With Batman Beyond I thought that we were getting a brand new arc and I advertised it as such in the recent Upcoming Comics article. Well I wasn’t entirely correct on that one. This month’s Batman Beyond episode is called Legends of the Dark Knight: Dana. Now, a name like that might make you think it’s going to be similar to those one-shot origin stories from Justice League Beyond. It’s actually more of an epilogue to the 10,000 Clowns arc, but not an inaccessible one for new readers! Author Adam Beechen does an excellent job of tying up loose ends leftover from that epic, explaining all the important beats to the uninitiated in a painless way for the tried and true fans, AND he makes an ENORMOUS change to the Batman Beyond mythology that will be felt in the comics from this day forth. I found it to be a pretty well done, low-key story with a nice big punch at the end but the artwork hampered things a bit.
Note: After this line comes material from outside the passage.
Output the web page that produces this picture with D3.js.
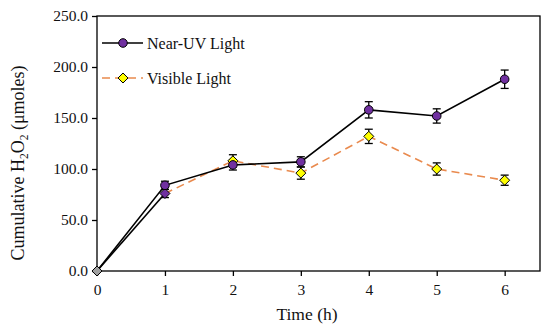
<!DOCTYPE html>
<html><head><meta charset="utf-8">
<script src="https://cdn.jsdelivr.net/npm/d3@7"></script>
<style>body{margin:0;background:#fff}svg text{font-family:"Palatino Linotype","Book Antiqua","Liberation Serif","DejaVu Serif",serif;fill:#111}</style>
</head><body><svg id="c" width="550" height="328"></svg>
<script>
const times = [0,1,2,3,4,5,6];
const nearUV = [0,84,104,107,158,152,188];
const nearUVErr = [0,4,5,5,8,7,9];
const visible = [0,76,108,96,132,100,89];
const visibleErr = [0,4,6,6,7,6,5];
const yTicks = [0,50,100,150,200,250];
const seriesNames = ["Near-UV Light","Visible Light"];

const svg = d3.select("#c");
const m = {l:97,t:16,r:540,b:271};
const x = d3.scaleLinear().domain([0,6.52]).range([m.l,m.r]);
const y = d3.scaleLinear().domain([0,250]).range([m.b,m.t]);

svg.append("rect").attr("x",m.l).attr("y",m.t).attr("width",m.r-m.l).attr("height",m.b-m.t)
  .attr("fill","none").attr("stroke","#000").attr("stroke-width",1.3);

const ya = svg.append("g").attr("transform",`translate(${m.l},0)`)
  .call(d3.axisLeft(y).tickValues(yTicks).tickFormat(d3.format(".1f")).tickSize(5).tickPadding(4));
const xa = svg.append("g").attr("transform",`translate(0,${m.b})`)
  .call(d3.axisBottom(x).tickValues(times).tickFormat(d3.format("d")).tickSize(5).tickPadding(8));
[ya,xa].forEach(a=>{a.select(".domain").remove();a.selectAll("line").attr("stroke","#000").attr("stroke-width",1.3);
  a.selectAll("text").attr("font-size",15.5).attr("fill","#111").style("font-family",'"Palatino Linotype","Book Antiqua","Liberation Serif",serif');});

svg.append("text").attr("x",307).attr("y",320).attr("text-anchor","middle").attr("font-size",17.5).text("Time (h)");
const yt = svg.append("text").attr("transform","translate(24,163) rotate(-90)").attr("text-anchor","middle").attr("font-size",18);
yt.append("tspan").text("Cumulative H");
yt.append("tspan").attr("font-size",11.5).attr("dy",4).text("2");
yt.append("tspan").attr("dy",-4).text("O");
yt.append("tspan").attr("font-size",11.5).attr("dy",4).text("2");
yt.append("tspan").attr("dy",-4).text(" (μmoles)");

const line = d3.line().x((d,i)=>x(times[i])).y(d=>y(d));
const purple="#7030A0", orange="#E98A4E", yellow="#FFFF00";

svg.append("path").datum(visible).attr("d",d3.line().x((d,i)=>x(times[i])).y(d=>y(d)).defined((d,i)=>i>=1))
  .attr("fill","none").attr("stroke",orange).attr("stroke-width",1.6).attr("stroke-dasharray","8,5");
svg.append("path").datum(visible).attr("d",d3.line().x((d,i)=>x(times[i])).y(d=>y(d)).defined((d,i)=>i<=1))
  .attr("fill","none").attr("stroke","#000").attr("stroke-width",1.6);
svg.append("path").datum(nearUV).attr("d",line).attr("fill","none").attr("stroke","#000").attr("stroke-width",1.6);

function errBars(vals,errs){
  const g=svg.append("g");
  vals.forEach((v,i)=>{ if(!errs[i])return;
    const cx=x(times[i]);
    g.append("line").attr("x1",cx).attr("x2",cx).attr("y1",y(v-errs[i])).attr("y2",y(v+errs[i])).attr("stroke","#000").attr("stroke-width",1.3);
    [v-errs[i],v+errs[i]].forEach(e=>g.append("line").attr("x1",cx-4).attr("x2",cx+4).attr("y1",y(e)).attr("y2",y(e)).attr("stroke","#000").attr("stroke-width",1.3));
  });
}
errBars(visible,visibleErr);
errBars(nearUV,nearUVErr);

const dia = "M0,-5L5,0L0,5L-5,0Z";
svg.append("g").selectAll("path").data(visible).join("path")
  .attr("d",dia).attr("transform",(d,i)=>`translate(${x(times[i])},${y(d)})`)
  .attr("fill",(d,i)=>i===0?"#a0a0a0":i===1?purple:yellow).attr("stroke","#000").attr("stroke-width",1);
svg.append("g").selectAll("circle").data(nearUV).join("circle")
  .attr("cx",(d,i)=>x(times[i])).attr("cy",d=>y(d)).attr("r",4.3)
  .attr("fill",purple).attr("stroke","#000").attr("stroke-width",1)
  .attr("opacity",(d,i)=>i===0?0:1);

const lg = svg.append("g");
lg.append("line").attr("x1",102).attr("x2",143).attr("y1",43).attr("y2",43).attr("stroke","#000").attr("stroke-width",1.6);
lg.append("circle").attr("cx",123).attr("cy",43).attr("r",4.3).attr("fill",purple).attr("stroke","#000");
lg.append("text").attr("x",147).attr("y",48.5).attr("font-size",16).text(seriesNames[0]);
lg.append("line").attr("x1",102).attr("x2",143).attr("y1",78).attr("y2",78).attr("stroke",orange).attr("stroke-width",1.6).attr("stroke-dasharray","8,5");
lg.append("path").attr("d",dia).attr("transform","translate(123,78)").attr("fill",yellow).attr("stroke","#000");
lg.append("text").attr("x",147).attr("y",83.5).attr("font-size",16).text(seriesNames[1]);
</script></body></html>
Typically Peter Nguyen does terrific work (he’s filling in for Norm Breyfogle) but just looking at the very first panel you can see something is off. It makes Dana look like she’s 6’6 or like the bottom half of her body kept growing while the upper half stayed at around 15 years old. It’s weird. And there are several other panels from that point on where faces look soured and squished, hands look like flippers, and some panels where figures have no faces at all. It’s a crying shame for such weak illustrations to be used for such an important story in the life of Terry McGinnis. Be on the lookout for a comic book reference, by the way. It won’t be hard to miss.

Spoiler
Apparently No Man’s Land happened in the Batman Beyond timeline. I find it odd how from time to time Beechen will try to incorporate more comics history into the beloved Animated Series history. It’s unnecessary in my opinion and can only lead to confusion. Pressing forward and creating his own thing is cool, but retroactively altering the past doesn’t sit so well.
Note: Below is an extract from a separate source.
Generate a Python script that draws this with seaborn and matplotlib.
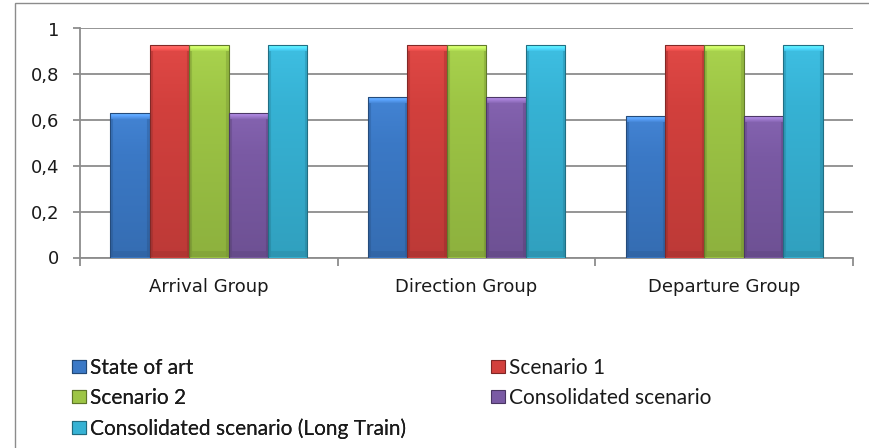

For the second act, we have the always great Superman Beyond by JT Krul and Howard Porter. If you haven’t been reading from the beginning you’ll probably be somewhat confused by what’s going on here, but trust me, it’s good. It would be worth your trouble to find the older chapters on Comixology! In his youth, Superman once freed some slaves on a strange planet and today those slaves have risen up with their own civilization that is in constant war with their former captors. The slavers sought revenge on Superman and brought him back to the planet for punishment but he was freed by people who view him as a messiah. So… it’s pretty cool. Of the three Beyond features, Superman’s story is the one that I think is most deserving of its very own book. Batman and Justice League can have their short stories, but Superman’s has been far too large in scale for so little page space.

Lastly, there’s the Justice League story, Flashdrive Part 2. It’s a fun one that introduces us to the newest member of the Justice League, Flash. There’s really not much more to it than that. It looks great with artwork by Jorge Corona who captures the look and feel of the animated series well and writer Derek Fridolfs wrote a fun battle scene with some amusing lines. It’s a nice break after the massive year-long arc that Justice League started with. I figured this one would be just as big but this second chapter wraps everything up quickly– just like a Flash story should, eh?

It would appear that next month will have the middle of Superman’s journey plus 2 all new arcs starting fresh in Batman Beyond and Justice League Beyond. So if you’re a curious browser skimming through this article, make a note! Next month is the ideal time to give this series a test-drive. Not that this issue is too bad. In fact, I recommend you pick it up regardless just so you can see the surprise that Batman Beyond has in store for you. All in all, this is a comic that’s worth the $3.99!